화학공학소재연구정보센터
Chemical Engineering Research & Design, Vol.151, 242-251, 2019
Controlled fabrication of functionalized nanoscale zero-valent iron/celluloses composite with silicon as protective layer for arsenic removal
From the perspective of basic human health, arsenic is extremely toxic and highly lethal, which will enter surface water and groundwater through industrial production and eventually enter human beings through the food chain, causing immeasurable harm. Herein, a new composite material, namely NZVI@SiO2@ celluloses (FSC), was successfully synthesized by hydrothermal and reduction methods based on cotton fiber as the carrier, nanoscale zero-valent iron (NZVI) as the active component of arsenic removal and silica as the protective layer. The crystal structure, morphology and chemical elements of the composite were characterized and determined by SEM, XPS, TEM, and XRD techniques.
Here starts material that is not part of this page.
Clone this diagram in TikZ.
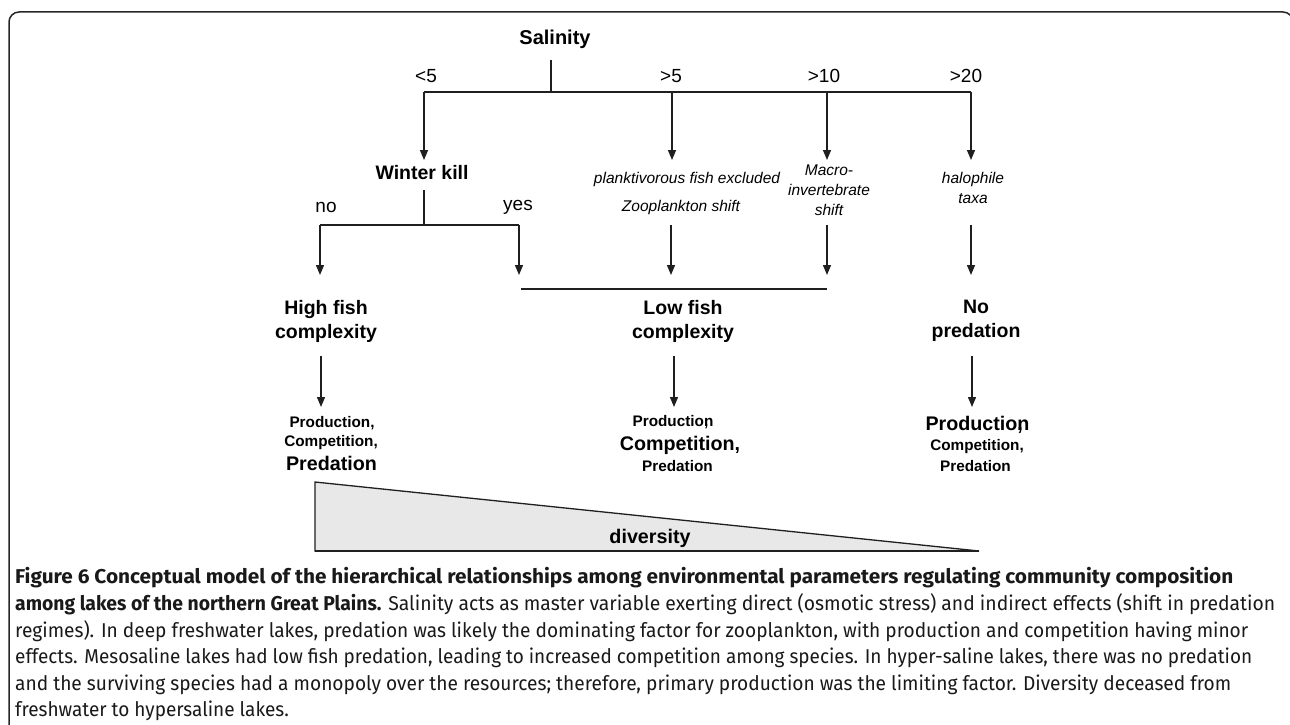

The results demonstrated that rod-like NZVI with the diameter of 50-80 nm was distributed evenly on the surface of cotton fiber, and the coating of silica forming a 10-20 nm transparent shell can effectively prevent the oxidation of NZVI from losing its effectiveness on the surface. In addition, the optimal adsorption conditions by FSC were investigated by concentration, controlling pH value, interfering ions and temperature. The obtained results show that the prepared materials have better adsorption capacity for sodium arsenite under acidic conditions of pH at 2.8-4; and the maximum adsorption capacity could reach about 70 mg/g when the concentration was 300 mg/L at 30 degrees C. The pseudo-first-order and pseudo-second-order kinetic models were all in good agreement with the experimental data, further identifying the adsorption kinetics mechanism of FSC on arsenic. Because NZVI alone is easily oxidized in the air, and agglomeration is also likely to occur, the combination of NZVI, silica and cotton fiber perfectly solved these defects and further improved the adsorption performance in this work. Moreover, the comparison on removal effects of various adsorbents simultaneously indicates that FSC will have a great application prospect in the future water pollution treatment. (C) 2019 Institution of Chemical Engineers. Published by Elsevier B.V. All rights reserved.